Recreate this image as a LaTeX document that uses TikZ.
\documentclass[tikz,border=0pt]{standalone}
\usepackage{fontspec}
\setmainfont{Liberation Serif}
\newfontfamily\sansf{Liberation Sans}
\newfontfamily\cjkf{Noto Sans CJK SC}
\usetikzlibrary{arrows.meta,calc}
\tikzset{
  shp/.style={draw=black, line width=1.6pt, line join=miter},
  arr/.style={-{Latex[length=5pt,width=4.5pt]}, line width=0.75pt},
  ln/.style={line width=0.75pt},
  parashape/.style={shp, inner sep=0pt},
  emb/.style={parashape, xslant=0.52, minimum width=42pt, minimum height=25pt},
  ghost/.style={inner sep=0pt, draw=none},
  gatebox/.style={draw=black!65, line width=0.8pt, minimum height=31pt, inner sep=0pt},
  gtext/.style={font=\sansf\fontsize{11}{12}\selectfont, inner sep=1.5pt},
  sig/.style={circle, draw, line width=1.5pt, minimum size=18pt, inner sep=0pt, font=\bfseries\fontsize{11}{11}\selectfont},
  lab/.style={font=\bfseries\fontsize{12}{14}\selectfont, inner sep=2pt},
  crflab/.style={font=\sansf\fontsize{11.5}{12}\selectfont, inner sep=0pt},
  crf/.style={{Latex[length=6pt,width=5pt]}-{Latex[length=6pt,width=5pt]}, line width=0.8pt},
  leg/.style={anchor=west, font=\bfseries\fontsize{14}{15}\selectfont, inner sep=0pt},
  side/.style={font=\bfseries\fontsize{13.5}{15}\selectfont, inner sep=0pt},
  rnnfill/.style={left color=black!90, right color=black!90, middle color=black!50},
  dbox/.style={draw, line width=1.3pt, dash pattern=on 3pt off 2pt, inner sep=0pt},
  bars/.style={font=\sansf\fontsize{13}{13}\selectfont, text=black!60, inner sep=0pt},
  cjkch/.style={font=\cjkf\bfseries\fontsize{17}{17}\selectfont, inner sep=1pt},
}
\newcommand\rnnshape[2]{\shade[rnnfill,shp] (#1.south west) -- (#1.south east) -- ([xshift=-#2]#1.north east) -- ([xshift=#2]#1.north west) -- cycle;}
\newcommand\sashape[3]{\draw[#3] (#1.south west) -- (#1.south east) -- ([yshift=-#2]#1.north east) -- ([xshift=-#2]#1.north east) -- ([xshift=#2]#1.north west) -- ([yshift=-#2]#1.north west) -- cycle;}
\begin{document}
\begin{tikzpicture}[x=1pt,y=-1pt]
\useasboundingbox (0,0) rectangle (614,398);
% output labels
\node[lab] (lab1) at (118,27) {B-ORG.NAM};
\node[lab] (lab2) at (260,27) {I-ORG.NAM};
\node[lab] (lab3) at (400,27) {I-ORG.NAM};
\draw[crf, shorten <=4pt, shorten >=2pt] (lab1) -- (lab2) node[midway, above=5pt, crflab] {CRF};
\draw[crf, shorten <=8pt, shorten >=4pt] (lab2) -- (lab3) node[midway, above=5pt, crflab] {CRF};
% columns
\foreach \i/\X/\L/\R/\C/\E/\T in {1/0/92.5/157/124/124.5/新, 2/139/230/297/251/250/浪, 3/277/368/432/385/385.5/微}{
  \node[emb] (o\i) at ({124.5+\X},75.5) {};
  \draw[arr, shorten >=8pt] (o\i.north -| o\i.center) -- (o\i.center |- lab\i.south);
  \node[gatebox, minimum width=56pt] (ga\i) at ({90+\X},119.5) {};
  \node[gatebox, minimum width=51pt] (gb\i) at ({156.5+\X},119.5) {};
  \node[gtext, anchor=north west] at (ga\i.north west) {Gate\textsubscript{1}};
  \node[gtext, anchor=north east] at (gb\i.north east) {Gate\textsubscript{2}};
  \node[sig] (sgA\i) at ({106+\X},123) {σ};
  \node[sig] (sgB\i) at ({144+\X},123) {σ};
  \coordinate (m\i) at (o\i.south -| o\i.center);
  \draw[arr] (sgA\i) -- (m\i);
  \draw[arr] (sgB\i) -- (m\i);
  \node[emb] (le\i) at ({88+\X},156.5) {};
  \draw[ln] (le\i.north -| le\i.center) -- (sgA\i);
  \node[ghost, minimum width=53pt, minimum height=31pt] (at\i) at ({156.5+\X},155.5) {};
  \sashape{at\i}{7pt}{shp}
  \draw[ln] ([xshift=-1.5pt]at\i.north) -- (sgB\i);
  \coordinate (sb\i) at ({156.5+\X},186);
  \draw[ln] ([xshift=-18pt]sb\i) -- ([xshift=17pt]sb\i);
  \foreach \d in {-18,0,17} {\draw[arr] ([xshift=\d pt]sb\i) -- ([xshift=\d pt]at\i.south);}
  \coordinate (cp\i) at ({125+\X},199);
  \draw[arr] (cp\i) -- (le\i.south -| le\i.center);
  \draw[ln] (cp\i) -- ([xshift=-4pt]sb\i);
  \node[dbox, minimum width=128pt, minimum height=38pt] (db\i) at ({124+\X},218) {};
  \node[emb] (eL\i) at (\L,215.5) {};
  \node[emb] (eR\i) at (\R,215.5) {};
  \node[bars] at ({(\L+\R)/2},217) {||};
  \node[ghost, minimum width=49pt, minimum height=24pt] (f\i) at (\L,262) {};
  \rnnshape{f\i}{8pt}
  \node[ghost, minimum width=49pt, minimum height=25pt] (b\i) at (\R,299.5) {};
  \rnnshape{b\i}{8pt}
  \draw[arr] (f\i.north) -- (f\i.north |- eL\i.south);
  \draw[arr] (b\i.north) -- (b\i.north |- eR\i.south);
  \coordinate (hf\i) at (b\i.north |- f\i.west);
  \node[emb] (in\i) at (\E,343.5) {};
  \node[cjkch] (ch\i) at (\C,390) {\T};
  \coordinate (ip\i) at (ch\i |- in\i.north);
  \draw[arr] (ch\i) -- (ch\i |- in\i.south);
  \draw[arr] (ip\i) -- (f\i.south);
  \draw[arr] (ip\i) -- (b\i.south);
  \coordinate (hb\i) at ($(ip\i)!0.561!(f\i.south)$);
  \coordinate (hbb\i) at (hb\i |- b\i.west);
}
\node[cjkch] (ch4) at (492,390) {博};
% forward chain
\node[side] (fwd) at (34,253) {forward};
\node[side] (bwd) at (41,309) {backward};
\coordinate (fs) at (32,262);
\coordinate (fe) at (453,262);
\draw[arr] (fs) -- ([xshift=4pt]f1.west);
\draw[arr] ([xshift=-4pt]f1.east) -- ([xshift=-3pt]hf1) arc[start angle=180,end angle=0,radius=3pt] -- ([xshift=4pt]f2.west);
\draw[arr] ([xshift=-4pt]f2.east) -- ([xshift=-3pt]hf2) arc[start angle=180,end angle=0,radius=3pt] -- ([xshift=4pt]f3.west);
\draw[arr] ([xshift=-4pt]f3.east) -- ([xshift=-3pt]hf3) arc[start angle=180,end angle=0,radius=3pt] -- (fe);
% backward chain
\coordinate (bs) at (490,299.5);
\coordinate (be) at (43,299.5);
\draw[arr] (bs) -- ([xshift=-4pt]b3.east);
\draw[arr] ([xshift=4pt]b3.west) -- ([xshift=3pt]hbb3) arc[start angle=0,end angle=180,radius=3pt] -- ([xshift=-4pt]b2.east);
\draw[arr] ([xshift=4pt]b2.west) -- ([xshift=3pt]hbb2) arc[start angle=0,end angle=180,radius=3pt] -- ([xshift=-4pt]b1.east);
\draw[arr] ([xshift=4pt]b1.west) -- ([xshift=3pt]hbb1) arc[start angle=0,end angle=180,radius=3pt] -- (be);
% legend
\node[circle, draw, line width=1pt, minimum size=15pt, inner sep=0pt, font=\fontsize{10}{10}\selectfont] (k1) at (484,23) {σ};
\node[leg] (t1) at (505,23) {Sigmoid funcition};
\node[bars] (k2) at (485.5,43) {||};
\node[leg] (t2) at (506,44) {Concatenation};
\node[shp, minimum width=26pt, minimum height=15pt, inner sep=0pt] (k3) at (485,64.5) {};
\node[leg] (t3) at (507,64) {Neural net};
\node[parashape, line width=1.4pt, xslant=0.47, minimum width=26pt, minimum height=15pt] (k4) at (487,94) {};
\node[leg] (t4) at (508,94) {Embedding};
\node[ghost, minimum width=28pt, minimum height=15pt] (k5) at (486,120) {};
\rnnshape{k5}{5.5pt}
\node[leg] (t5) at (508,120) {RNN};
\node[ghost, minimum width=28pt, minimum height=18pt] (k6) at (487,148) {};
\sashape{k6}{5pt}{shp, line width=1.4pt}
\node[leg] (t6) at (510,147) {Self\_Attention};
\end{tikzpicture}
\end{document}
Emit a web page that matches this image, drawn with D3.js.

····················

**Goal:**
Copy every line of the material in which the word "this" occurs.

**In response:**
Recreate this image as a LaTeX document that uses TikZ.
Emit a web page that matches this image, drawn with D3.js.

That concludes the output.